### DIRECTIVE
Restate the records that follow word for word; no pictures should appear.

### PROVIDED RECORDS
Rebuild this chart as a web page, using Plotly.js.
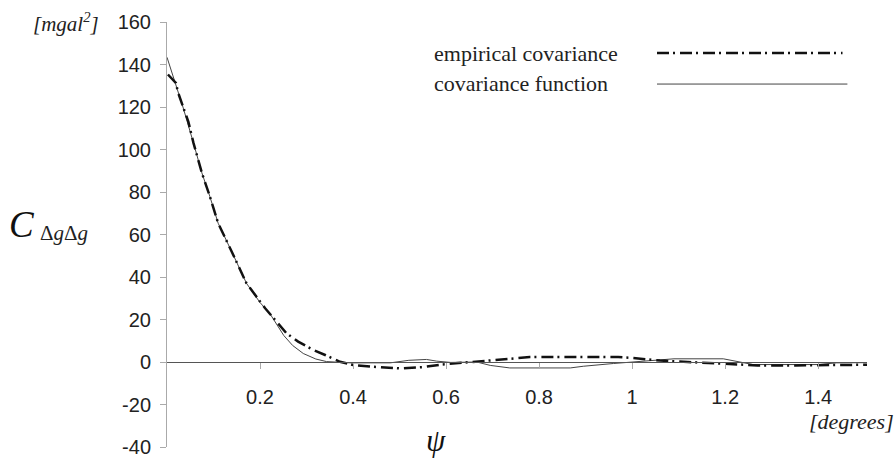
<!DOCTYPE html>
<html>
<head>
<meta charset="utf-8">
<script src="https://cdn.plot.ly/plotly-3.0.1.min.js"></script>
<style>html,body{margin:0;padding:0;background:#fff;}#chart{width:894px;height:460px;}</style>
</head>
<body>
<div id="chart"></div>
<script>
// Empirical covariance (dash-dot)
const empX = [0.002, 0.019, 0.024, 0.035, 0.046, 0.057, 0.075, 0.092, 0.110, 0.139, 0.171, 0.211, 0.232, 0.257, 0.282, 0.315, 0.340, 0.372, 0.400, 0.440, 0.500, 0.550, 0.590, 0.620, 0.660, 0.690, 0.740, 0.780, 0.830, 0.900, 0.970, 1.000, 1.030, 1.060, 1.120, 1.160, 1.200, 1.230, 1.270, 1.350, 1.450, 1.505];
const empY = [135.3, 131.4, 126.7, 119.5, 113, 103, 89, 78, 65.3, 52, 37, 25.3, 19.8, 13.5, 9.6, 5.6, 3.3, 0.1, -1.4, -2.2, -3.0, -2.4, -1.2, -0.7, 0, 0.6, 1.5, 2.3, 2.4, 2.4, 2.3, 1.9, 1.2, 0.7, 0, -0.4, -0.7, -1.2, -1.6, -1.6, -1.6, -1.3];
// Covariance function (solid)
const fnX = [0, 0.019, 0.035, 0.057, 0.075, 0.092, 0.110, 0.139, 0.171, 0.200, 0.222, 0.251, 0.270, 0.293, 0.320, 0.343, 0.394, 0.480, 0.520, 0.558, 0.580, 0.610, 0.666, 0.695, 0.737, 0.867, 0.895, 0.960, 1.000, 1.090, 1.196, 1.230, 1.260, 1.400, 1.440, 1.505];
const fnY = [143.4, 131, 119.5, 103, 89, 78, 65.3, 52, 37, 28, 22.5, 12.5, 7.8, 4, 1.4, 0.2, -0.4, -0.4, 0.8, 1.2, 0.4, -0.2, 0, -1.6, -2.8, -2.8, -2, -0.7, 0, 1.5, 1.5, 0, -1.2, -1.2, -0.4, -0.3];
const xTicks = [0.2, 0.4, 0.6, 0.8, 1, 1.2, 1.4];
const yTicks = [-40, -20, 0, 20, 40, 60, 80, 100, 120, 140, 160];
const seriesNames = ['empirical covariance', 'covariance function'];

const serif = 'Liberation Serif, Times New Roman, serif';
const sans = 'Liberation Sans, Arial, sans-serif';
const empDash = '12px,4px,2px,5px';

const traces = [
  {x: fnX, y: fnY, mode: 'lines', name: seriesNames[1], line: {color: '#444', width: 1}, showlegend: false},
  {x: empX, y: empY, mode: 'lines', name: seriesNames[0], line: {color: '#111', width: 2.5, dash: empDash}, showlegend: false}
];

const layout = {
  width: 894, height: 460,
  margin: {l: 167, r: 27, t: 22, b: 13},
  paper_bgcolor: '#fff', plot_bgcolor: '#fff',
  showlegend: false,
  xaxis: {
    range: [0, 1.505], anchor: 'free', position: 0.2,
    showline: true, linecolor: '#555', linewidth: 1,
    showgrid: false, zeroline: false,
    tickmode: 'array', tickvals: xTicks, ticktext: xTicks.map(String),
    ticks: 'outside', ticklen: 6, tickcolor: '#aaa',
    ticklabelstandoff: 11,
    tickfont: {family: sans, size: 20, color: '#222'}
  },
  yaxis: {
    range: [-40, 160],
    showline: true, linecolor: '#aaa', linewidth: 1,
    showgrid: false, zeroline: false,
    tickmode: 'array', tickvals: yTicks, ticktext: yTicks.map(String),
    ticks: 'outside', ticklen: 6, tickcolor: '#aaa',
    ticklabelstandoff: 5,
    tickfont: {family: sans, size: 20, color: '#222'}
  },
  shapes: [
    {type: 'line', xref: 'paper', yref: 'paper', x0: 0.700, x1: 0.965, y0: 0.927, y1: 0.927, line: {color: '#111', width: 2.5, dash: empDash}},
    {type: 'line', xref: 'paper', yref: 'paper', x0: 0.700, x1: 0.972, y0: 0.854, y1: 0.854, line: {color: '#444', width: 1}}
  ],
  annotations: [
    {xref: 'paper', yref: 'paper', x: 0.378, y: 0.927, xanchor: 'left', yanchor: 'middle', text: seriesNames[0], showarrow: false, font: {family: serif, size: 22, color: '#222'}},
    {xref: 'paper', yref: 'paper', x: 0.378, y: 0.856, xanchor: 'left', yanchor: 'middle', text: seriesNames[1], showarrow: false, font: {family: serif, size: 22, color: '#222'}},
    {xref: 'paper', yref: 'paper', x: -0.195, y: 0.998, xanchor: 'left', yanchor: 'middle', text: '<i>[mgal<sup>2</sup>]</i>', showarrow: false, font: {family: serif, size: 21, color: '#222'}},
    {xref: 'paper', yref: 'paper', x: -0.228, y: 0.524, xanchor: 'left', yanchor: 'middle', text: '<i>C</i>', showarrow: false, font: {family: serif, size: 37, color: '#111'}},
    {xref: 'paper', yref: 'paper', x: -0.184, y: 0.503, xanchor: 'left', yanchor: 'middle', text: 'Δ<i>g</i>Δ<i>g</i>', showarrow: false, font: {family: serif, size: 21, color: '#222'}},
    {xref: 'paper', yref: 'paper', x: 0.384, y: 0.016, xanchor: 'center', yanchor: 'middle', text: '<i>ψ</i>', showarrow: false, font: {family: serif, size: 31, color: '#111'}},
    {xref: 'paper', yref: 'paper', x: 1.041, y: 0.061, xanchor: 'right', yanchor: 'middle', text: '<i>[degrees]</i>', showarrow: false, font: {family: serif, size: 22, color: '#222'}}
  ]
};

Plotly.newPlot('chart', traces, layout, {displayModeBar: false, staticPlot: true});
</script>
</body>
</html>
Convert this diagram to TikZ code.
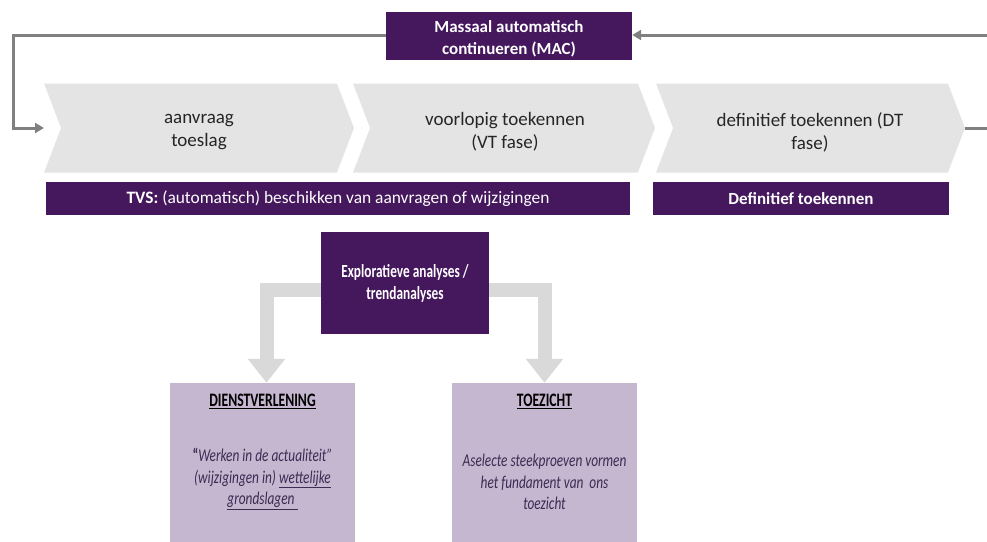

### RESPONSE
Rebuild this chart as a web page, using Plotly.js.
<!DOCTYPE html>
<html>
<head>
<meta charset="utf-8">
<script src="https://cdn.plot.ly/plotly-3.0.1.min.js"></script>
<style>html,body{margin:0;padding:0;background:#fff;}#chart{width:894px;height:460px;}</style>
</head>
<body>
<div id="chart"></div>
<script>
// Empirical covariance (dash-dot)
const empX = [0.002, 0.019, 0.024, 0.035, 0.046, 0.057, 0.075, 0.092, 0.110, 0.139, 0.171, 0.211, 0.232, 0.257, 0.282, 0.315, 0.340, 0.372, 0.400, 0.440, 0.500, 0.550, 0.590, 0.620, 0.660, 0.690, 0.740, 0.780, 0.830, 0.900, 0.970, 1.000, 1.030, 1.060, 1.120, 1.160, 1.200, 1.230, 1.270, 1.350, 1.450, 1.505];
const empY = [135.3, 131.4, 126.7, 119.5, 113, 103, 89, 78, 65.3, 52, 37, 25.3, 19.8, 13.5, 9.6, 5.6, 3.3, 0.1, -1.4, -2.2, -3.0, -2.4, -1.2, -0.7, 0, 0.6, 1.5, 2.3, 2.4, 2.4, 2.3, 1.9, 1.2, 0.7, 0, -0.4, -0.7, -1.2, -1.6, -1.6, -1.6, -1.3];
// Covariance function (solid)
const fnX = [0, 0.019, 0.035, 0.057, 0.075, 0.092, 0.110, 0.139, 0.171, 0.200, 0.222, 0.251, 0.270, 0.293, 0.320, 0.343, 0.394, 0.480, 0.520, 0.558, 0.580, 0.610, 0.666, 0.695, 0.737, 0.867, 0.895, 0.960, 1.000, 1.090, 1.196, 1.230, 1.260, 1.400, 1.440, 1.505];
const fnY = [143.4, 131, 119.5, 103, 89, 78, 65.3, 52, 37, 28, 22.5, 12.5, 7.8, 4, 1.4, 0.2, -0.4, -0.4, 0.8, 1.2, 0.4, -0.2, 0, -1.6, -2.8, -2.8, -2, -0.7, 0, 1.5, 1.5, 0, -1.2, -1.2, -0.4, -0.3];
const xTicks = [0.2, 0.4, 0.6, 0.8, 1, 1.2, 1.4];
const yTicks = [-40, -20, 0, 20, 40, 60, 80, 100, 120, 140, 160];
const seriesNames = ['empirical covariance', 'covariance function'];

const serif = 'Liberation Serif, Times New Roman, serif';
const sans = 'Liberation Sans, Arial, sans-serif';
const empDash = '12px,4px,2px,5px';

const traces = [
  {x: fnX, y: fnY, mode: 'lines', name: seriesNames[1], line: {color: '#444', width: 1}, showlegend: false},
  {x: empX, y: empY, mode: 'lines', name: seriesNames[0], line: {color: '#111', width: 2.5, dash: empDash}, showlegend: false}
];

const layout = {
  width: 894, height: 460,
  margin: {l: 167, r: 27, t: 22, b: 13},
  paper_bgcolor: '#fff', plot_bgcolor: '#fff',
  showlegend: false,
  xaxis: {
    range: [0, 1.505], anchor: 'free', position: 0.2,
    showline: true, linecolor: '#555', linewidth: 1,
    showgrid: false, zeroline: false,
    tickmode: 'array', tickvals: xTicks, ticktext: xTicks.map(String),
    ticks: 'outside', ticklen: 6, tickcolor: '#aaa',
    ticklabelstandoff: 11,
    tickfont: {family: sans, size: 20, color: '#222'}
  },
  yaxis: {
    range: [-40, 160],
    showline: true, linecolor: '#aaa', linewidth: 1,
    showgrid: false, zeroline: false,
    tickmode: 'array', tickvals: yTicks, ticktext: yTicks.map(String),
    ticks: 'outside', ticklen: 6, tickcolor: '#aaa',
    ticklabelstandoff: 5,
    tickfont: {family: sans, size: 20, color: '#222'}
  },
  shapes: [
    {type: 'line', xref: 'paper', yref: 'paper', x0: 0.700, x1: 0.965, y0: 0.927, y1: 0.927, line: {color: '#111', width: 2.5, dash: empDash}},
    {type: 'line', xref: 'paper', yref: 'paper', x0: 0.700, x1: 0.972, y0: 0.854, y1: 0.854, line: {color: '#444', width: 1}}
  ],
  annotations: [
    {xref: 'paper', yref: 'paper', x: 0.378, y: 0.927, xanchor: 'left', yanchor: 'middle', text: seriesNames[0], showarrow: false, font: {family: serif, size: 22, color: '#222'}},
    {xref: 'paper', yref: 'paper', x: 0.378, y: 0.856, xanchor: 'left', yanchor: 'middle', text: seriesNames[1], showarrow: false, font: {family: serif, size: 22, color: '#222'}},
    {xref: 'paper', yref: 'paper', x: -0.195, y: 0.998, xanchor: 'left', yanchor: 'middle', text: '<i>[mgal<sup>2</sup>]</i>', showarrow: false, font: {family: serif, size: 21, color: '#222'}},
    {xref: 'paper', yref: 'paper', x: -0.228, y: 0.524, xanchor: 'left', yanchor: 'middle', text: '<i>C</i>', showarrow: false, font: {family: serif, size: 37, color: '#111'}},
    {xref: 'paper', yref: 'paper', x: -0.184, y: 0.503, xanchor: 'left', yanchor: 'middle', text: 'Δ<i>g</i>Δ<i>g</i>', showarrow: false, font: {family: serif, size: 21, color: '#222'}},
    {xref: 'paper', yref: 'paper', x: 0.384, y: 0.016, xanchor: 'center', yanchor: 'middle', text: '<i>ψ</i>', showarrow: false, font: {family: serif, size: 31, color: '#111'}},
    {xref: 'paper', yref: 'paper', x: 1.041, y: 0.061, xanchor: 'right', yanchor: 'middle', text: '<i>[degrees]</i>', showarrow: false, font: {family: serif, size: 22, color: '#222'}}
  ]
};

Plotly.newPlot('chart', traces, layout, {displayModeBar: false, staticPlot: true});
</script>
</body>
</html>
Convert this diagram to TikZ code.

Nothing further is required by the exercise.